Friday, January 15, 2010

Learning Lewis: BBC Broadcast Reflections

I've never really given the personality or personal life of CS Lewis much thought beyond "Wow, he must have been extremely intelligent." But what I heard about Jack yesterday in class made a lot of sense to me. He was kind, stern, competitive in his ideas. He avoided large crowds of people and kept to himself and his group of well-known friends instead. He was introverted and spent most of his time in his head rather than in the material world - he owned no TV and got his news from word of mouth. I can relate to all of these behaviors.

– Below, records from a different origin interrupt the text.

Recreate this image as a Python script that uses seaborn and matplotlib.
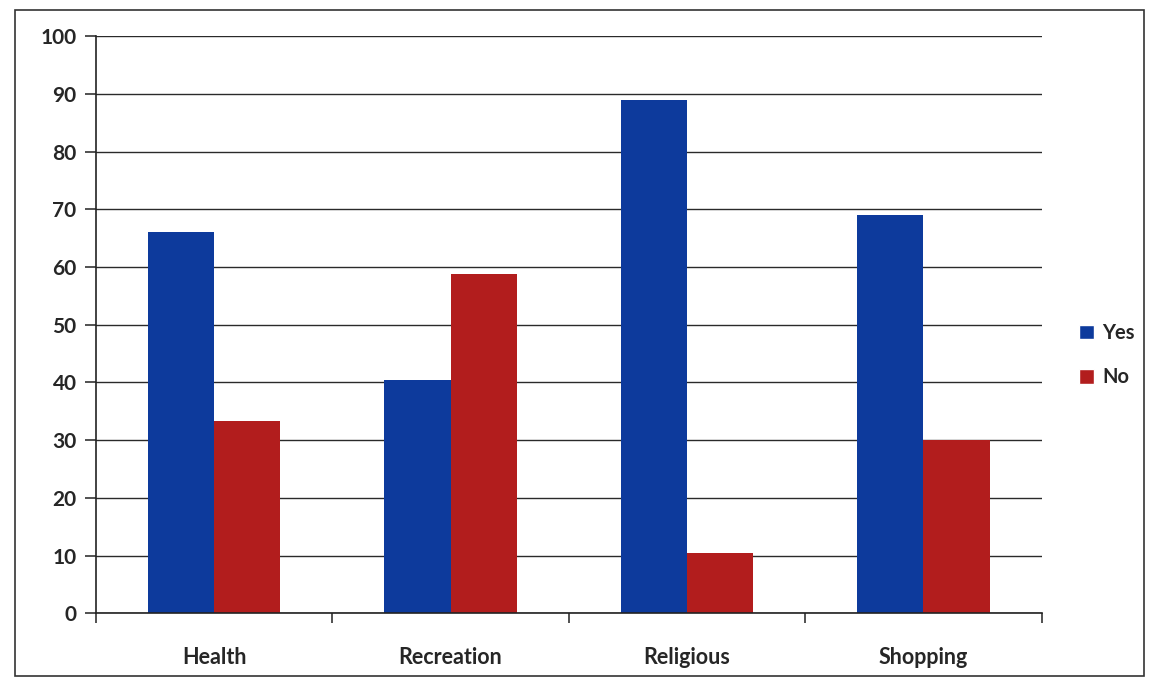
import matplotlib
matplotlib.use("Agg")
import matplotlib.pyplot as plt
import seaborn as sns
import pandas as pd
from matplotlib.patches import Rectangle, Patch

categories = ["Health", "Recreation", "Religious", "Shopping"]
yes_values = [66, 40.5, 89, 69]
no_values = [33.3, 58.8, 10.5, 30]
series = ["Yes", "No"]
colors = {"Yes": "#0d3a9c", "No": "#b21d1d"}

df = pd.DataFrame({
    "Category": categories * 2,
    "Answer": ["Yes"] * 4 + ["No"] * 4,
    "Value": yes_values + no_values,
})

sns.set_style("white")
plt.rcParams["font.family"] = ["Lato", "DejaVu Sans"]

fig = plt.figure(figsize=(11.56, 6.83), dpi=100)
ax = fig.add_axes([0.083, 0.102, 0.818, 0.845])

sns.barplot(data=df, x="Category", y="Value", hue="Answer", hue_order=series,
            palette=colors, width=0.56, saturation=1, linewidth=0,
            ax=ax, legend=False)

ax.set_ylim(0, 100)
ax.set_xlim(-0.5, 3.5)
ax.set_yticks(range(0, 101, 10))
ax.yaxis.grid(True, color="#2a2a2a", linewidth=1.0)
ax.set_axisbelow(True)
for s in ["top", "right"]:
    ax.spines[s].set_visible(False)
ax.spines["left"].set_color("#222222")
ax.spines["bottom"].set_color("#222222")
ax.spines["left"].set_linewidth(1.2)
ax.spines["bottom"].set_linewidth(1.2)

ax.tick_params(axis="y", left=True, direction="out", length=8, width=1.1,
               color="#222222", labelsize=15, pad=6)
for t in ax.get_yticklabels():
    t.set_fontweight("bold")

ax.set_xticks([-0.5, 0.5, 1.5, 2.5, 3.5], minor=True)
ax.tick_params(axis="x", which="major", bottom=False, length=0, labelsize=15.5, pad=24)
ax.tick_params(axis="x", which="minor", bottom=True, direction="out", length=7,
               width=1.1, color="#222222")
for t in ax.get_xticklabels():
    t.set_fontweight("bold")
ax.set_xlabel("")
ax.set_ylabel("")

handles = [Patch(facecolor=colors[s], label=s) for s in series]
leg = fig.legend(handles=handles, loc="center left", bbox_to_anchor=(0.918, 0.48),
                 frameon=False, handlelength=0.75, handleheight=0.75,
                 handletextpad=0.4, labelspacing=1.2,
                 prop={"size": 14.5, "weight": "bold"})

fig.patches.append(Rectangle((0.013, 0.01), 0.977, 0.975, transform=fig.transFigure,
                             fill=False, edgecolor="#333333", linewidth=1.2))

fig.savefig("out.png", dpi=100, facecolor="white")
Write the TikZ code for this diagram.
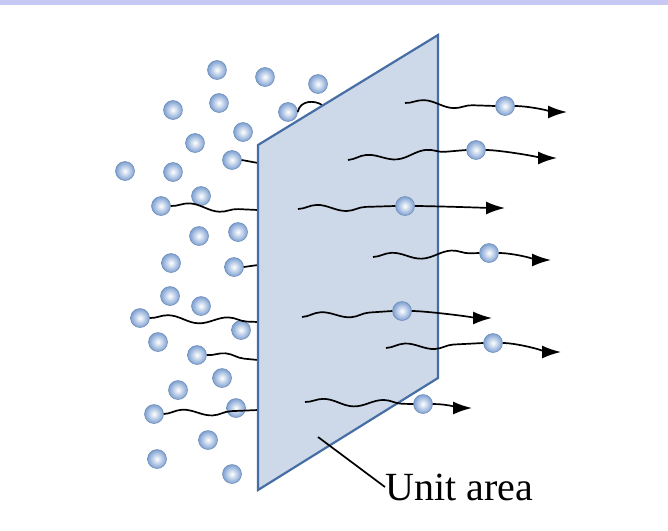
\documentclass[tikz,border=0pt]{standalone}
\usepackage{fontspec}
\setmainfont{Liberation Serif}
\usetikzlibrary{decorations.pathmorphing,arrows.meta}
\definecolor{plane}{RGB}{205,216,232}
\definecolor{edge}{RGB}{70,110,165}
\definecolor{ballc}{RGB}{125,160,210}
\definecolor{bar}{RGB}{200,200,245}
\begin{document}
\begin{tikzpicture}[x=1pt,y=-1pt,
 ball/.style={circle,minimum size=19pt,inner sep=0pt,inner color=white,outer color=ballc,draw=ballc!85!black,line width=0.5pt},
 wave/.style={line width=1.7pt,decorate,decoration={snake,amplitude=3.5pt,segment length=60pt}},
 arr/.style={line width=1.7pt,-{Latex[length=19pt,width=13pt]}}]
\useasboundingbox (0,0) rectangle (668,530);
\fill[bar] (0,0) rectangle (668,5);
\foreach \n/\x/\y in {l1/217/70,l2/265/77,l3/318/84,l4/173/110,l5/219/103,l6/288/112,l7/243/132,l8/195/143,l9/232/160,l10/125/171,l11/173/172,l12/201/196,l13/161/206,l14/238/232,l15/199/236,l16/171/263,l17/234/267,l18/170/296,l19/201/306,l20/140/318,l21/241/330,l22/158/342,l23/197/355,l24/222/378,l25/178/390,l26/154/414,l27/236/408,l28/208/440,l29/157/459,l30/232/474}
  \node[ball] (\n) at (\x,\y) {};
\coordinate (e6) at (322,105);
\coordinate (e9) at (258,163);
\coordinate (e13) at (258,210);
\coordinate (e17) at (258,265);
\coordinate (e20) at (258,322);
\coordinate (e23) at (258,360);
\coordinate (e26) at (258,410);
\draw[line width=1.7pt] (l6.east) .. controls (300,100) and (315,100) .. (e6);
\draw[line width=1.7pt] (l9.east) -- (e9);
\draw[wave] (l13.east) -- (e13);
\draw[line width=1.7pt] (l17.east) -- (e17);
\draw[wave] (l20.east) -- (e20);
\draw[wave] (l23.east) -- (e23);
\draw[wave] (l26.east) -- (e26);
\filldraw[fill=plane,draw=edge,line width=2.2pt] (258,145) -- (438,35) -- (438,378) -- (258,490) -- cycle;
\foreach \n/\sx/\sy/\bx/\by/\ax/\ay in {r1/405/103/505/106/567/112, r2/348/160/476/150/557/158, r3/298/209/405/206/505/208, r4/373/257/489/253/551/260, r5/302/317/402/311/492/318, r6/386/348/493/343/561/352, r7/305/402/423/404/472/408}{
  \coordinate (\n s) at (\sx,\sy);
  \coordinate (\n a) at (\ax,\ay);
  \node[ball] (\n) at (\bx,\by) {};
  \draw[wave] (\n s) -- (\n.west);
  \draw[arr] (\n.east) .. controls +(15,0) and +(-10,0) .. (\n a);
}
\coordinate (lt) at (318,437);
\node[anchor=west,font=\fontsize{40}{42}\selectfont,inner sep=0pt] (lab) at (385,487) {Unit area};
\draw[line width=1.7pt] (lt) -- (lab.west);
\end{tikzpicture}
\end{document}
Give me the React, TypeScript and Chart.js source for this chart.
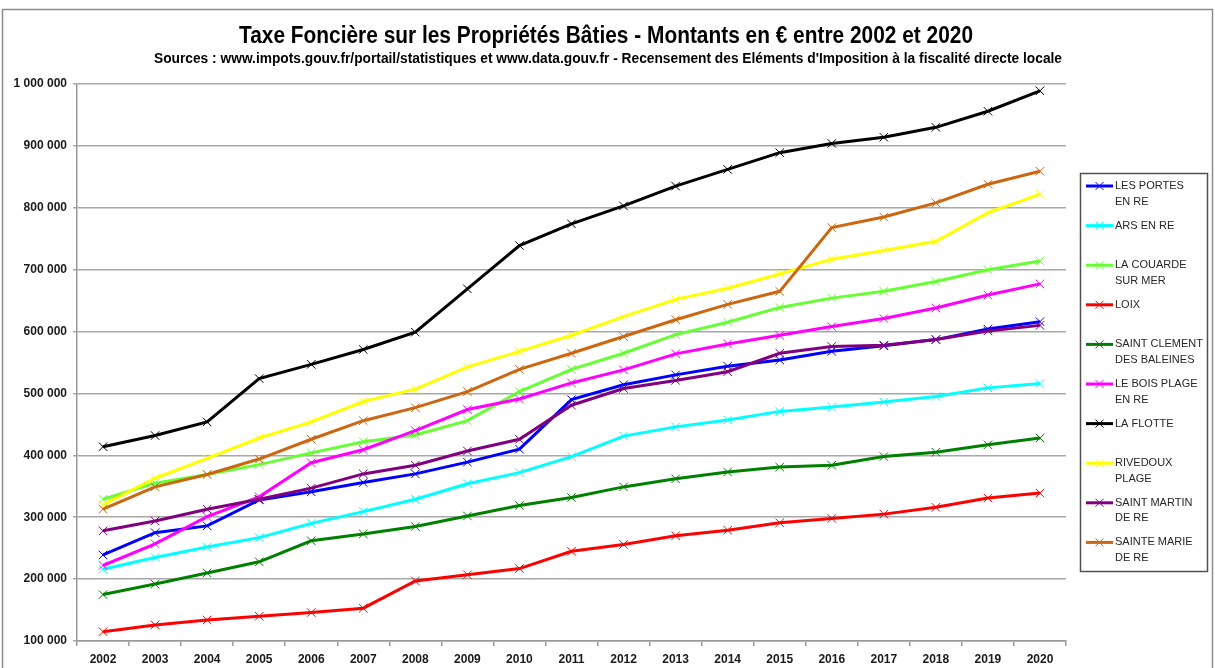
import React, { useEffect, useRef } from "react";
import { Chart, registerables } from "chart.js";

Chart.register(...registerables);

const YEARS = ["2002","2003","2004","2005","2006","2007","2008","2009","2010","2011","2012","2013","2014","2015","2016","2017","2018","2019","2020"];

const LES_PORTES = [239000,275000,286000,328000,341000,356000,370000,389000,410000,490000,514000,530000,544000,554000,568000,577000,587000,604000,616000];
const ARS = [216000,235000,252000,267000,290000,309000,329000,354000,372000,398000,431000,446000,457000,471000,478000,486000,495000,509000,516000];
const LA_COUARDE = [329000,355000,369000,385000,404000,422000,433000,456000,503000,539000,565000,595000,615000,639000,654000,665000,681000,700000,714000];
const LOIX = [115000,126000,134000,140000,146000,153000,197000,207000,217000,245000,256000,270000,279000,291000,298000,305000,316000,331000,339000];
const SAINT_CLEMENT = [175000,192000,210000,228000,262000,273000,285000,302000,319000,332000,349000,362000,373000,381000,384000,398000,405000,417000,428000];
const BOIS_PLAGE = [222000,257000,301000,333000,388000,409000,440000,474000,491000,517000,538000,564000,580000,594000,608000,621000,638000,659000,677000];
const LA_FLOTTE = [414000,432000,454000,524000,547000,571000,599000,669000,739000,774000,803000,835000,862000,889000,904000,914000,930000,956000,989000];
const RIVEDOUX = [320000,363000,395000,428000,454000,487000,507000,543000,568000,594000,624000,652000,670000,693000,717000,731000,746000,792000,822000];
const SAINT_MARTIN = [278000,294000,313000,329000,347000,370000,384000,407000,426000,481000,508000,521000,535000,565000,576000,578000,587000,601000,610000];
const SAINTE_MARIE = [313000,349000,369000,394000,426000,456000,477000,503000,539000,565000,592000,619000,644000,665000,768000,785000,808000,838000,859000];

const SERIES_NAMES = [
  ["LES PORTES", "EN RE"],
  ["ARS EN RE"],
  ["LA COUARDE", "SUR MER"],
  ["LOIX"],
  ["SAINT CLEMENT", "DES BALEINES"],
  ["LE BOIS PLAGE", "EN RE"],
  ["LA FLOTTE"],
  ["RIVEDOUX", "PLAGE"],
  ["SAINT MARTIN", "DE RE"],
  ["SAINTE MARIE", "DE RE"],
];
const SERIES_VALUES = [LES_PORTES, ARS, LA_COUARDE, LOIX, SAINT_CLEMENT, BOIS_PLAGE, LA_FLOTTE, RIVEDOUX, SAINT_MARTIN, SAINTE_MARIE];
const SERIES_COLORS = ["#0000FF", "#00FFFF", "#66FF33", "#FF0000", "#008000", "#FF00FF", "#000000", "#FFFF00", "#800080", "#CC6610"];

const TITLE = "Taxe Foncière sur les Propriétés Bâties - Montants en € entre 2002 et 2020";
const SUBTITLE = "Sources : www.impots.gouv.fr/portail/statistiques et www.data.gouv.fr - Recensement des Eléments d'Imposition à la fiscalité directe locale";

function drawFitted(ctx: any, text: string, font: string, cx: number, cy: number, width: number) {
  ctx.save();
  ctx.font = font;
  const w = ctx.measureText(text).width;
  const sx = width / w;
  ctx.translate(cx, cy);
  ctx.scale(sx, 1);
  ctx.textAlign = "center";
  ctx.textBaseline = "middle";
  ctx.fillStyle = "#000000";
  ctx.fillText(text, 0, 0);
  ctx.restore();
}

const frame = {
  id: "frame",
  beforeDraw(chart: any) {
    const ctx = chart.ctx;
    ctx.save();
    ctx.fillStyle = "#ffffff";
    ctx.fillRect(0, 0, chart.width, chart.height);
    ctx.strokeStyle = "#8c8c8c";
    ctx.lineWidth = 1.5;
    ctx.strokeRect(2.5, 9.5, 1210, 700);
    ctx.restore();
    drawFitted(ctx, TITLE, "bold 23px 'Liberation Sans', Arial, sans-serif", 606, 37, 734);
    drawFitted(ctx, SUBTITLE, "bold 14px 'Liberation Sans', Arial, sans-serif", 608, 59, 908);
  },
};

const customLegend = {
  id: "customLegend",
  afterDraw(chart: any) {
    const ctx = chart.ctx;
    ctx.save();
    ctx.strokeStyle = "#505050";
    ctx.lineWidth = 1.5;
    ctx.strokeRect(1080.5, 173.5, 127, 398);
    chart.data.datasets.forEach((ds: any, i: number) => {
      const y = 186 + i * 39.6;
      ctx.strokeStyle = ds.borderColor;
      ctx.lineWidth = 3;
      ctx.beginPath();
      ctx.moveTo(1086, y);
      ctx.lineTo(1113, y);
      ctx.stroke();
      ctx.lineWidth = 1;
      const r = 4;
      ctx.beginPath();
      ctx.moveTo(1099.5 - r, y - r);
      ctx.lineTo(1099.5 + r, y + r);
      ctx.moveTo(1099.5 - r, y + r);
      ctx.lineTo(1099.5 + r, y - r);
      ctx.stroke();
      ctx.fillStyle = "#262626";
      ctx.font = "11px 'Liberation Sans', Arial, sans-serif";
      ctx.textAlign = "left";
      ctx.textBaseline = "middle";
      const lines = SERIES_NAMES[i];
      lines.forEach((t, k) => ctx.fillText(t, 1115, y + k * 15.5));
    });
    ctx.restore();
  },
};

function fmt(v: number) {
  return String(Math.round(v)).replace(/\B(?=(\d{3})+(?!\d))/g, " ");
}

export default function App() {
  const ref = useRef<HTMLCanvasElement>(null);
  useEffect(() => {
    document.body.style.margin = "0";
    const datasets = SERIES_VALUES.map((vals, i) => ({
      label: SERIES_NAMES[i].join(" "),
      data: vals,
      borderColor: SERIES_COLORS[i],
      backgroundColor: SERIES_COLORS[i],
      pointBorderColor: SERIES_COLORS[i],
      borderWidth: 3,
      pointStyle: "crossRot",
      pointRadius: 6,
      pointBorderWidth: 1,
      tension: 0,
      fill: false,
      order: SERIES_VALUES.length - i,
    }));
    const chart = new Chart(ref.current as HTMLCanvasElement, {
      type: "line",
      data: { labels: YEARS, datasets },
      plugins: [frame, customLegend],
      options: {
        animation: false,
        responsive: false,
        maintainAspectRatio: false,
        layout: { padding: { left: 0, right: 149, top: 84, bottom: 0 } },
        plugins: {
          legend: { display: false },
          tooltip: { enabled: false },
          title: { display: false },
          subtitle: { display: false },
        },
        scales: {
          x: {
            type: "category",
            offset: true,
            grid: {
              display: true,
              drawOnChartArea: false,
              drawTicks: true,
              tickLength: 5,
              offset: true,
              color: "#999999",
              lineWidth: 1.5,
            },
            border: { color: "#999999", width: 1.5 },
            ticks: {
              color: "#1a1a1a",
              padding: 6,
              maxRotation: 0,
              autoSkip: false,
              font: { family: "'Liberation Sans', Arial, sans-serif", size: 12, weight: "bold" },
            },
            afterFit: (s: any) => { s.height = 27; },
          },
          y: {
            min: 100000,
            max: 1000000,
            grid: {
              color: "#a8a8a8",
              lineWidth: 1.5,
              tickLength: 4,
              drawTicks: true,
            },
            border: { color: "#999999", width: 1.5 },
            ticks: {
              stepSize: 100000,
              color: "#1a1a1a",
              padding: 6,
              font: { family: "'Liberation Sans', Arial, sans-serif", size: 12, weight: "bold" },
              callback: (v: any) => fmt(Number(v)),
            },
            afterFit: (s: any) => { s.width = 77; },
          },
        },
      } as any,
    });
    return () => chart.destroy();
  }, []);
  return (
    <div style={{ width: 1215, height: 668 }}>
      <canvas ref={ref} width={1215} height={668} style={{ display: "block" }} />
    </div>
  );
}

I avoid TV whenever possible and would rather spend my time with a select few than a large group of people. (That is to say I am an introvert that favors the realm of ideas and solitude, not that I am at all a genius or amazing author, although those who are, like Lewis, certainly have my respect.)

The broadcast basically stated that Jack spent the whole of his time thinking, speaking to groups of people, and writing, which is consistant with the amount of works that he has published and his participation in public life. His lack of interest in international, and even national, happenings may have been excusable, and even likable, before the advent of the Internet and an almost entirely global economy, but I doubt it would have been acceptable in today's society. Some people feel as though they are born in the wrong part of time, but for Lewis, I think he was quite timely.

I also found it fascinating that he married a girl just so she could stay in England. To me that sounds inconsistant with his personality. I'm not really surprised that they wound up falling in love - the majority of human history has composed of marriages that started with strangers and ended with lovers. That is to say that arranged marriages where neither person knew the other beforehand were common, and they fell in love later in their marriage, once they got to know each other. This to me proves that love is a choice. Not our common concept of falling in love per say, but what we would call "making it work." It really is a tragedy, though, that after waiting most of his for Joy, that their time together was so short.